→ **Problem to solve**: Write out the listing below exactly, and omit any images you find in it.

→ **Dataset extract**:
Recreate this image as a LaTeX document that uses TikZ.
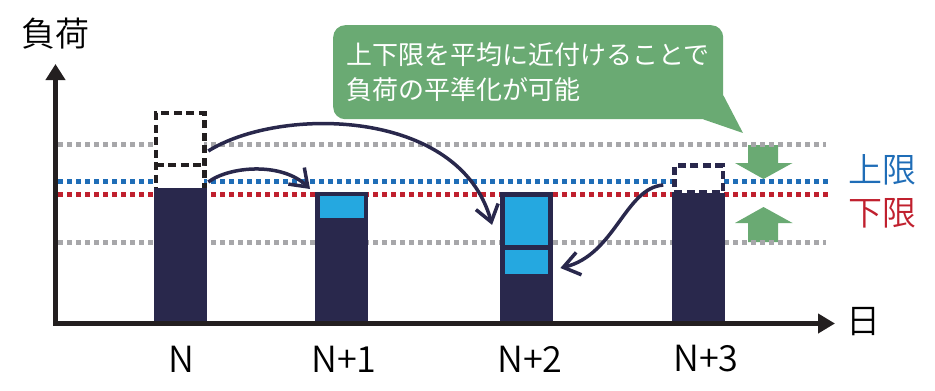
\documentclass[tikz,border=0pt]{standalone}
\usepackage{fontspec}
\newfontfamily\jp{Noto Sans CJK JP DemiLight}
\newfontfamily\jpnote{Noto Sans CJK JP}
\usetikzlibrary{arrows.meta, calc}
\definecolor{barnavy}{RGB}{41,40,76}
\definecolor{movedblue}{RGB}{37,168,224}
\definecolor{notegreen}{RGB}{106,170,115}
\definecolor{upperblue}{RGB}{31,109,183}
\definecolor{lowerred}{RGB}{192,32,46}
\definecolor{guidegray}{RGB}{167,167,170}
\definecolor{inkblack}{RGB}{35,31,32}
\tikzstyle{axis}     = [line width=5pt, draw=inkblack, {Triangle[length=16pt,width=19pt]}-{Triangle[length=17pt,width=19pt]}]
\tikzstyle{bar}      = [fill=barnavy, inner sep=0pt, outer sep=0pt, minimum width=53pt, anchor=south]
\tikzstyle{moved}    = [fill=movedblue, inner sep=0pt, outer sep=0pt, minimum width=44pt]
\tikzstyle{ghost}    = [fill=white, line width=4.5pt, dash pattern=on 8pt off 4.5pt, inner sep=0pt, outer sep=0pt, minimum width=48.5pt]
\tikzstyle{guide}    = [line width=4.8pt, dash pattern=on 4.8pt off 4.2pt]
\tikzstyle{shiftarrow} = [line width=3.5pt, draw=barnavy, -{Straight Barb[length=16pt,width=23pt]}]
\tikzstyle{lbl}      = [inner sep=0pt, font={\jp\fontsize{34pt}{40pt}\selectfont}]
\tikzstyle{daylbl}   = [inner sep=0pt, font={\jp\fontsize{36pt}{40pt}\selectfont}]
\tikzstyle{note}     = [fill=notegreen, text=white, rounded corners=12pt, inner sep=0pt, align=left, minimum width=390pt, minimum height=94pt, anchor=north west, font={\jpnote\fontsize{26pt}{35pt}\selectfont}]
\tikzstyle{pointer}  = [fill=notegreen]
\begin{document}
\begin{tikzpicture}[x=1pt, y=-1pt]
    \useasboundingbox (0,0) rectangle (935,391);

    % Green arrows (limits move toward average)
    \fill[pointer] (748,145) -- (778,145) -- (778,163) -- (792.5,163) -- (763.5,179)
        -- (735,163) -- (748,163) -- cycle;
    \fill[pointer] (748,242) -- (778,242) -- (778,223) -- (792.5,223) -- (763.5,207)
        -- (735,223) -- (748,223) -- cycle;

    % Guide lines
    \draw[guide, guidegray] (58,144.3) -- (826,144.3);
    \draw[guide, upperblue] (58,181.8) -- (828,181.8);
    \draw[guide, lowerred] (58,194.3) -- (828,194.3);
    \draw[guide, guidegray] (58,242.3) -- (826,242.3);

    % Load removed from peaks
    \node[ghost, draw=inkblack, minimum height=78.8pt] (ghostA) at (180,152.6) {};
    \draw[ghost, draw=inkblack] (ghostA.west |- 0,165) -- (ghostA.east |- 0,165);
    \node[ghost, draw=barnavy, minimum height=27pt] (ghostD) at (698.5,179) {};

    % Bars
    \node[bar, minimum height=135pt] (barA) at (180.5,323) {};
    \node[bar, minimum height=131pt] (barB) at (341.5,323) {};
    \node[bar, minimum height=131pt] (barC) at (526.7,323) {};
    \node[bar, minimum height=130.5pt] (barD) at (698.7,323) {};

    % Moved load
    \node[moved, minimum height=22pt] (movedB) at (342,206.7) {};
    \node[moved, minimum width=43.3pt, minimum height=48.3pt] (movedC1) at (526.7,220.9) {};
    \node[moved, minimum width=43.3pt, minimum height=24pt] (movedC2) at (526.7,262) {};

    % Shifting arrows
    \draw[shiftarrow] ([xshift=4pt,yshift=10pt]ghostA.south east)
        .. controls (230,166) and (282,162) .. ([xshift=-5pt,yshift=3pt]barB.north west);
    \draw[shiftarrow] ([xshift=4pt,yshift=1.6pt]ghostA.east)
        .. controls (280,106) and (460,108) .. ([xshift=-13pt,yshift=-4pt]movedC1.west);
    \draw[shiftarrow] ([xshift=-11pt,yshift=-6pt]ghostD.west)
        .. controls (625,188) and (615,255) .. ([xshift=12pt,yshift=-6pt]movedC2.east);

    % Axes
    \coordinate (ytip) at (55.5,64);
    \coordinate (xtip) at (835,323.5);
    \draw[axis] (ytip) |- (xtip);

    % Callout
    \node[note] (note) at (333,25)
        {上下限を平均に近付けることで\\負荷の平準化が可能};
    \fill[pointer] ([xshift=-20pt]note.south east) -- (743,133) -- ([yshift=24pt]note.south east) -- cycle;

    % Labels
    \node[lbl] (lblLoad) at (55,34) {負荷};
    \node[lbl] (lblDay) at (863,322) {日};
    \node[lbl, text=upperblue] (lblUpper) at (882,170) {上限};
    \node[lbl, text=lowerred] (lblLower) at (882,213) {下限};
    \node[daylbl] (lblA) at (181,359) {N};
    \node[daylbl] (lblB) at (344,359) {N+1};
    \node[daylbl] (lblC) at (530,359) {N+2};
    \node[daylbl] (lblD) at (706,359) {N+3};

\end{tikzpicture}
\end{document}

→ **Answer to the task**:
Recreate this image as a LaTeX document that uses TikZ.
\documentclass[tikz,border=0pt]{standalone}
\usepackage{fontspec}
\newfontfamily\jp{Noto Sans CJK JP DemiLight}
\newfontfamily\jpnote{Noto Sans CJK JP}
\usetikzlibrary{arrows.meta, calc}
\definecolor{barnavy}{RGB}{41,40,76}
\definecolor{movedblue}{RGB}{37,168,224}
\definecolor{notegreen}{RGB}{106,170,115}
\definecolor{upperblue}{RGB}{31,109,183}
\definecolor{lowerred}{RGB}{192,32,46}
\definecolor{guidegray}{RGB}{167,167,170}
\definecolor{inkblack}{RGB}{35,31,32}
\tikzstyle{axis}     = [line width=5pt, draw=inkblack, {Triangle[length=16pt,width=19pt]}-{Triangle[length=17pt,width=19pt]}]
\tikzstyle{bar}      = [fill=barnavy, inner sep=0pt, outer sep=0pt, minimum width=53pt, anchor=south]
\tikzstyle{moved}    = [fill=movedblue, inner sep=0pt, outer sep=0pt, minimum width=44pt]
\tikzstyle{ghost}    = [fill=white, line width=4.5pt, dash pattern=on 8pt off 4.5pt, inner sep=0pt, outer sep=0pt, minimum width=48.5pt]
\tikzstyle{guide}    = [line width=4.8pt, dash pattern=on 4.8pt off 4.2pt]
\tikzstyle{shiftarrow} = [line width=3.5pt, draw=barnavy, -{Straight Barb[length=16pt,width=23pt]}]
\tikzstyle{lbl}      = [inner sep=0pt, font={\jp\fontsize{34pt}{40pt}\selectfont}]
\tikzstyle{daylbl}   = [inner sep=0pt, font={\jp\fontsize{36pt}{40pt}\selectfont}]
\tikzstyle{note}     = [fill=notegreen, text=white, rounded corners=12pt, inner sep=0pt, align=left, minimum width=390pt, minimum height=94pt, anchor=north west, font={\jpnote\fontsize{26pt}{35pt}\selectfont}]
\tikzstyle{pointer}  = [fill=notegreen]
\begin{document}
\begin{tikzpicture}[x=1pt, y=-1pt]
    \useasboundingbox (0,0) rectangle (935,391);

    % Green arrows (limits move toward average)
    \fill[pointer] (748,145) -- (778,145) -- (778,163) -- (792.5,163) -- (763.5,179)
        -- (735,163) -- (748,163) -- cycle;
    \fill[pointer] (748,242) -- (778,242) -- (778,223) -- (792.5,223) -- (763.5,207)
        -- (735,223) -- (748,223) -- cycle;

    % Guide lines
    \draw[guide, guidegray] (58,144.3) -- (826,144.3);
    \draw[guide, upperblue] (58,181.8) -- (828,181.8);
    \draw[guide, lowerred] (58,194.3) -- (828,194.3);
    \draw[guide, guidegray] (58,242.3) -- (826,242.3);

    % Load removed from peaks
    \node[ghost, draw=inkblack, minimum height=78.8pt] (ghostA) at (180,152.6) {};
    \draw[ghost, draw=inkblack] (ghostA.west |- 0,165) -- (ghostA.east |- 0,165);
    \node[ghost, draw=barnavy, minimum height=27pt] (ghostD) at (698.5,179) {};

    % Bars
    \node[bar, minimum height=135pt] (barA) at (180.5,323) {};
    \node[bar, minimum height=131pt] (barB) at (341.5,323) {};
    \node[bar, minimum height=131pt] (barC) at (526.7,323) {};
    \node[bar, minimum height=130.5pt] (barD) at (698.7,323) {};

    % Moved load
    \node[moved, minimum height=22pt] (movedB) at (342,206.7) {};
    \node[moved, minimum width=43.3pt, minimum height=48.3pt] (movedC1) at (526.7,220.9) {};
    \node[moved, minimum width=43.3pt, minimum height=24pt] (movedC2) at (526.7,262) {};

    % Shifting arrows
    \draw[shiftarrow] ([xshift=4pt,yshift=10pt]ghostA.south east)
        .. controls (230,166) and (282,162) .. ([xshift=-5pt,yshift=3pt]barB.north west);
    \draw[shiftarrow] ([xshift=4pt,yshift=1.6pt]ghostA.east)
        .. controls (280,106) and (460,108) .. ([xshift=-13pt,yshift=-4pt]movedC1.west);
    \draw[shiftarrow] ([xshift=-11pt,yshift=-6pt]ghostD.west)
        .. controls (625,188) and (615,255) .. ([xshift=12pt,yshift=-6pt]movedC2.east);

    % Axes
    \coordinate (ytip) at (55.5,64);
    \coordinate (xtip) at (835,323.5);
    \draw[axis] (ytip) |- (xtip);

    % Callout
    \node[note] (note) at (333,25)
        {上下限を平均に近付けることで\\負荷の平準化が可能};
    \fill[pointer] ([xshift=-20pt]note.south east) -- (743,133) -- ([yshift=24pt]note.south east) -- cycle;

    % Labels
    \node[lbl] (lblLoad) at (55,34) {負荷};
    \node[lbl] (lblDay) at (863,322) {日};
    \node[lbl, text=upperblue] (lblUpper) at (882,170) {上限};
    \node[lbl, text=lowerred] (lblLower) at (882,213) {下限};
    \node[daylbl] (lblA) at (181,359) {N};
    \node[daylbl] (lblB) at (344,359) {N+1};
    \node[daylbl] (lblC) at (530,359) {N+2};
    \node[daylbl] (lblD) at (706,359) {N+3};

\end{tikzpicture}
\end{document}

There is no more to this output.